Given information:
►

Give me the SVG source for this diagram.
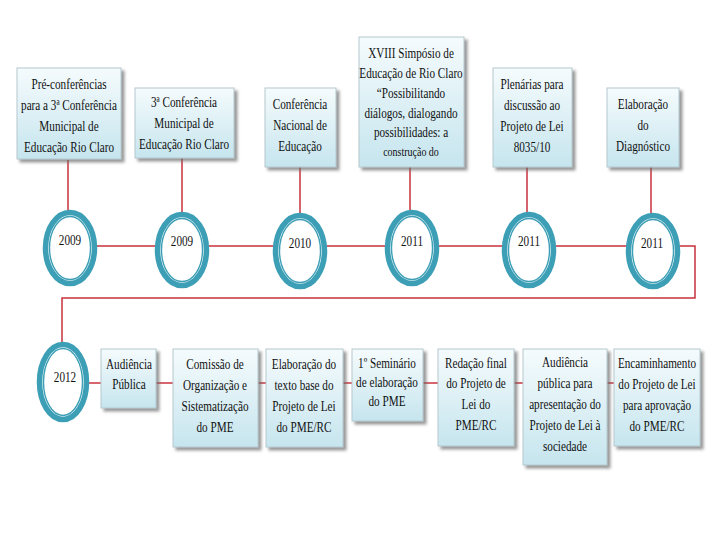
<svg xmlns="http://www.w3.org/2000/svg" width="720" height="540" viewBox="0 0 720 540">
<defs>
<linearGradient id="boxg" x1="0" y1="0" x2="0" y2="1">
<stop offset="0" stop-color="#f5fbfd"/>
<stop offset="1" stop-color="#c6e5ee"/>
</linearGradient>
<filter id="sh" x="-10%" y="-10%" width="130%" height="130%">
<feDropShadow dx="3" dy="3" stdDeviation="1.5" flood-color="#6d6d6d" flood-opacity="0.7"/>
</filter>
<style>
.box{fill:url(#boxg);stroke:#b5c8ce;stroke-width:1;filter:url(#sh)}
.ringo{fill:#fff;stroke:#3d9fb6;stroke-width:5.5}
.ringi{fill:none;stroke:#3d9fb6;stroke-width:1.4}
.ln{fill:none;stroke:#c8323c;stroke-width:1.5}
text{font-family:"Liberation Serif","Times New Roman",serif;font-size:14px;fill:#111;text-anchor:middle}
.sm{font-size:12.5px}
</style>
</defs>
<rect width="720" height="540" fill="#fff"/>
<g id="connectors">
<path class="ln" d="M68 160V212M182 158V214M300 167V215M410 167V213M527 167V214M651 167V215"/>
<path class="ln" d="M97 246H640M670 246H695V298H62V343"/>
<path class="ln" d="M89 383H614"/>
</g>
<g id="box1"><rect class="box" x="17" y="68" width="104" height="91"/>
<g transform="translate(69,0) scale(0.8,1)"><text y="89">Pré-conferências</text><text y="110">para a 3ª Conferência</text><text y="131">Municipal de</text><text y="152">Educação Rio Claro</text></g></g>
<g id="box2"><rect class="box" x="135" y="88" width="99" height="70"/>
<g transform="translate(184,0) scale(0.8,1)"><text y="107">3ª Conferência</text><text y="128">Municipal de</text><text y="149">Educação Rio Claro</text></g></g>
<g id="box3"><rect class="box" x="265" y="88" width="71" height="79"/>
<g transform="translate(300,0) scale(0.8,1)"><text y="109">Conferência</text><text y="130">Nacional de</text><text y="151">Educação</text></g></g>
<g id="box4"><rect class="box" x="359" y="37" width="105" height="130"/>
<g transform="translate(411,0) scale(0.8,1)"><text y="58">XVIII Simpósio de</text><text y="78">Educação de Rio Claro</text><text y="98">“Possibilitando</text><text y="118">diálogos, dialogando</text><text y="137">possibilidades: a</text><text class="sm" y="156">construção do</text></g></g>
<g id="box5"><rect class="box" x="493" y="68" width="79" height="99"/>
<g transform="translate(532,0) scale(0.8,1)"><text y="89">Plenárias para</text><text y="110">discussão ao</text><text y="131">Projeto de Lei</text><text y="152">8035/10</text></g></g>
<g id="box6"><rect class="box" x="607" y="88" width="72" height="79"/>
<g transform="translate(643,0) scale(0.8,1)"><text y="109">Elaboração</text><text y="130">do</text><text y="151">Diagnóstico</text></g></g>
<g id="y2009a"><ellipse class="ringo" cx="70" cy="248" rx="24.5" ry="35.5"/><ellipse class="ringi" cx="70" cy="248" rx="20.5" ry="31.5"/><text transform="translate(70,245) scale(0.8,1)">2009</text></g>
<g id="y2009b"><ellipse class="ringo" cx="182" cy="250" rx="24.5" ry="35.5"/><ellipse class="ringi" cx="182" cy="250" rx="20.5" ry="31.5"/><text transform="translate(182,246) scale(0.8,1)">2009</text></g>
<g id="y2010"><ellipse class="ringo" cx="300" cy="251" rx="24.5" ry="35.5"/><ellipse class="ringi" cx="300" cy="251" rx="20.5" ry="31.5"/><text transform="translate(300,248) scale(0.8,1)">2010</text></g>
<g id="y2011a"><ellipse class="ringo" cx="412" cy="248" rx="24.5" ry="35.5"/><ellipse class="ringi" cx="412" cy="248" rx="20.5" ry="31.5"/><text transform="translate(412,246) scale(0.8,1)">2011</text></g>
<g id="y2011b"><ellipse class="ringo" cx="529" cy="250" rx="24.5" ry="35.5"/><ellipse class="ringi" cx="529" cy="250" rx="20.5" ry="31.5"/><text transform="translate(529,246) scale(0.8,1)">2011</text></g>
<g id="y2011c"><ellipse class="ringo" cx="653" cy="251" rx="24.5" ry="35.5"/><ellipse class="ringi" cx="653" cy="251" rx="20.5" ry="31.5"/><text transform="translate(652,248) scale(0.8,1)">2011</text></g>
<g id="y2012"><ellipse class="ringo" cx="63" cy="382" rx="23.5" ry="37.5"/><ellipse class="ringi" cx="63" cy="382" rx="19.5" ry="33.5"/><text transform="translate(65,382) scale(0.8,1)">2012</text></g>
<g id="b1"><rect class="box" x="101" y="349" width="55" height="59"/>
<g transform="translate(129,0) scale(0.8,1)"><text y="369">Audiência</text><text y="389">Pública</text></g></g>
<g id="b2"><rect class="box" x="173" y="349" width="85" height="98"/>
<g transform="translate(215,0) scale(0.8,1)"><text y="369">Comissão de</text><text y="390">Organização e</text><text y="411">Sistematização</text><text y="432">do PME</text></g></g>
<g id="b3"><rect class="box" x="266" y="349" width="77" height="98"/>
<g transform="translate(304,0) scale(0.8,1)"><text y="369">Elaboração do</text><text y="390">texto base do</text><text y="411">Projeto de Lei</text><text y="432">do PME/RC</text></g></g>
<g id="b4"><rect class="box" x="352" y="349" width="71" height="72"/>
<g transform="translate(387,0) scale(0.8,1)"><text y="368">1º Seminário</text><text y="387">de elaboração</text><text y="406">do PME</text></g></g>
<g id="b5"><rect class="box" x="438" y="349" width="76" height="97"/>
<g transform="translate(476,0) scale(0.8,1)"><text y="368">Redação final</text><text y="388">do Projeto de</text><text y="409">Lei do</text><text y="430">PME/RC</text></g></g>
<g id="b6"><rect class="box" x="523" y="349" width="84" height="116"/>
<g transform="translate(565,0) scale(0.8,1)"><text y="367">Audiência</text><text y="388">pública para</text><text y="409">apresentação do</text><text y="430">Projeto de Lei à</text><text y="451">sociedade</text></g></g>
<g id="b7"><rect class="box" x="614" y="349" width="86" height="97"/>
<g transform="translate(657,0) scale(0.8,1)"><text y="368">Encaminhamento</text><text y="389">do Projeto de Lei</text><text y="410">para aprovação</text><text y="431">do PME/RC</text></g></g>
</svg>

◄

Problem to solve: Make an exact copy of the data above, pictures excluded.

Response to this task:
Give me the SVG source for this diagram.
<svg xmlns="http://www.w3.org/2000/svg" width="720" height="540" viewBox="0 0 720 540">
<defs>
<linearGradient id="boxg" x1="0" y1="0" x2="0" y2="1">
<stop offset="0" stop-color="#f5fbfd"/>
<stop offset="1" stop-color="#c6e5ee"/>
</linearGradient>
<filter id="sh" x="-10%" y="-10%" width="130%" height="130%">
<feDropShadow dx="3" dy="3" stdDeviation="1.5" flood-color="#6d6d6d" flood-opacity="0.7"/>
</filter>
<style>
.box{fill:url(#boxg);stroke:#b5c8ce;stroke-width:1;filter:url(#sh)}
.ringo{fill:#fff;stroke:#3d9fb6;stroke-width:5.5}
.ringi{fill:none;stroke:#3d9fb6;stroke-width:1.4}
.ln{fill:none;stroke:#c8323c;stroke-width:1.5}
text{font-family:"Liberation Serif","Times New Roman",serif;font-size:14px;fill:#111;text-anchor:middle}
.sm{font-size:12.5px}
</style>
</defs>
<rect width="720" height="540" fill="#fff"/>
<g id="connectors">
<path class="ln" d="M68 160V212M182 158V214M300 167V215M410 167V213M527 167V214M651 167V215"/>
<path class="ln" d="M97 246H640M670 246H695V298H62V343"/>
<path class="ln" d="M89 383H614"/>
</g>
<g id="box1"><rect class="box" x="17" y="68" width="104" height="91"/>
<g transform="translate(69,0) scale(0.8,1)"><text y="89">Pré-conferências</text><text y="110">para a 3ª Conferência</text><text y="131">Municipal de</text><text y="152">Educação Rio Claro</text></g></g>
<g id="box2"><rect class="box" x="135" y="88" width="99" height="70"/>
<g transform="translate(184,0) scale(0.8,1)"><text y="107">3ª Conferência</text><text y="128">Municipal de</text><text y="149">Educação Rio Claro</text></g></g>
<g id="box3"><rect class="box" x="265" y="88" width="71" height="79"/>
<g transform="translate(300,0) scale(0.8,1)"><text y="109">Conferência</text><text y="130">Nacional de</text><text y="151">Educação</text></g></g>
<g id="box4"><rect class="box" x="359" y="37" width="105" height="130"/>
<g transform="translate(411,0) scale(0.8,1)"><text y="58">XVIII Simpósio de</text><text y="78">Educação de Rio Claro</text><text y="98">“Possibilitando</text><text y="118">diálogos, dialogando</text><text y="137">possibilidades: a</text><text class="sm" y="156">construção do</text></g></g>
<g id="box5"><rect class="box" x="493" y="68" width="79" height="99"/>
<g transform="translate(532,0) scale(0.8,1)"><text y="89">Plenárias para</text><text y="110">discussão ao</text><text y="131">Projeto de Lei</text><text y="152">8035/10</text></g></g>
<g id="box6"><rect class="box" x="607" y="88" width="72" height="79"/>
<g transform="translate(643,0) scale(0.8,1)"><text y="109">Elaboração</text><text y="130">do</text><text y="151">Diagnóstico</text></g></g>
<g id="y2009a"><ellipse class="ringo" cx="70" cy="248" rx="24.5" ry="35.5"/><ellipse class="ringi" cx="70" cy="248" rx="20.5" ry="31.5"/><text transform="translate(70,245) scale(0.8,1)">2009</text></g>
<g id="y2009b"><ellipse class="ringo" cx="182" cy="250" rx="24.5" ry="35.5"/><ellipse class="ringi" cx="182" cy="250" rx="20.5" ry="31.5"/><text transform="translate(182,246) scale(0.8,1)">2009</text></g>
<g id="y2010"><ellipse class="ringo" cx="300" cy="251" rx="24.5" ry="35.5"/><ellipse class="ringi" cx="300" cy="251" rx="20.5" ry="31.5"/><text transform="translate(300,248) scale(0.8,1)">2010</text></g>
<g id="y2011a"><ellipse class="ringo" cx="412" cy="248" rx="24.5" ry="35.5"/><ellipse class="ringi" cx="412" cy="248" rx="20.5" ry="31.5"/><text transform="translate(412,246) scale(0.8,1)">2011</text></g>
<g id="y2011b"><ellipse class="ringo" cx="529" cy="250" rx="24.5" ry="35.5"/><ellipse class="ringi" cx="529" cy="250" rx="20.5" ry="31.5"/><text transform="translate(529,246) scale(0.8,1)">2011</text></g>
<g id="y2011c"><ellipse class="ringo" cx="653" cy="251" rx="24.5" ry="35.5"/><ellipse class="ringi" cx="653" cy="251" rx="20.5" ry="31.5"/><text transform="translate(652,248) scale(0.8,1)">2011</text></g>
<g id="y2012"><ellipse class="ringo" cx="63" cy="382" rx="23.5" ry="37.5"/><ellipse class="ringi" cx="63" cy="382" rx="19.5" ry="33.5"/><text transform="translate(65,382) scale(0.8,1)">2012</text></g>
<g id="b1"><rect class="box" x="101" y="349" width="55" height="59"/>
<g transform="translate(129,0) scale(0.8,1)"><text y="369">Audiência</text><text y="389">Pública</text></g></g>
<g id="b2"><rect class="box" x="173" y="349" width="85" height="98"/>
<g transform="translate(215,0) scale(0.8,1)"><text y="369">Comissão de</text><text y="390">Organização e</text><text y="411">Sistematização</text><text y="432">do PME</text></g></g>
<g id="b3"><rect class="box" x="266" y="349" width="77" height="98"/>
<g transform="translate(304,0) scale(0.8,1)"><text y="369">Elaboração do</text><text y="390">texto base do</text><text y="411">Projeto de Lei</text><text y="432">do PME/RC</text></g></g>
<g id="b4"><rect class="box" x="352" y="349" width="71" height="72"/>
<g transform="translate(387,0) scale(0.8,1)"><text y="368">1º Seminário</text><text y="387">de elaboração</text><text y="406">do PME</text></g></g>
<g id="b5"><rect class="box" x="438" y="349" width="76" height="97"/>
<g transform="translate(476,0) scale(0.8,1)"><text y="368">Redação final</text><text y="388">do Projeto de</text><text y="409">Lei do</text><text y="430">PME/RC</text></g></g>
<g id="b6"><rect class="box" x="523" y="349" width="84" height="116"/>
<g transform="translate(565,0) scale(0.8,1)"><text y="367">Audiência</text><text y="388">pública para</text><text y="409">apresentação do</text><text y="430">Projeto de Lei à</text><text y="451">sociedade</text></g></g>
<g id="b7"><rect class="box" x="614" y="349" width="86" height="97"/>
<g transform="translate(657,0) scale(0.8,1)"><text y="368">Encaminhamento</text><text y="389">do Projeto de Lei</text><text y="410">para aprovação</text><text y="431">do PME/RC</text></g></g>
</svg>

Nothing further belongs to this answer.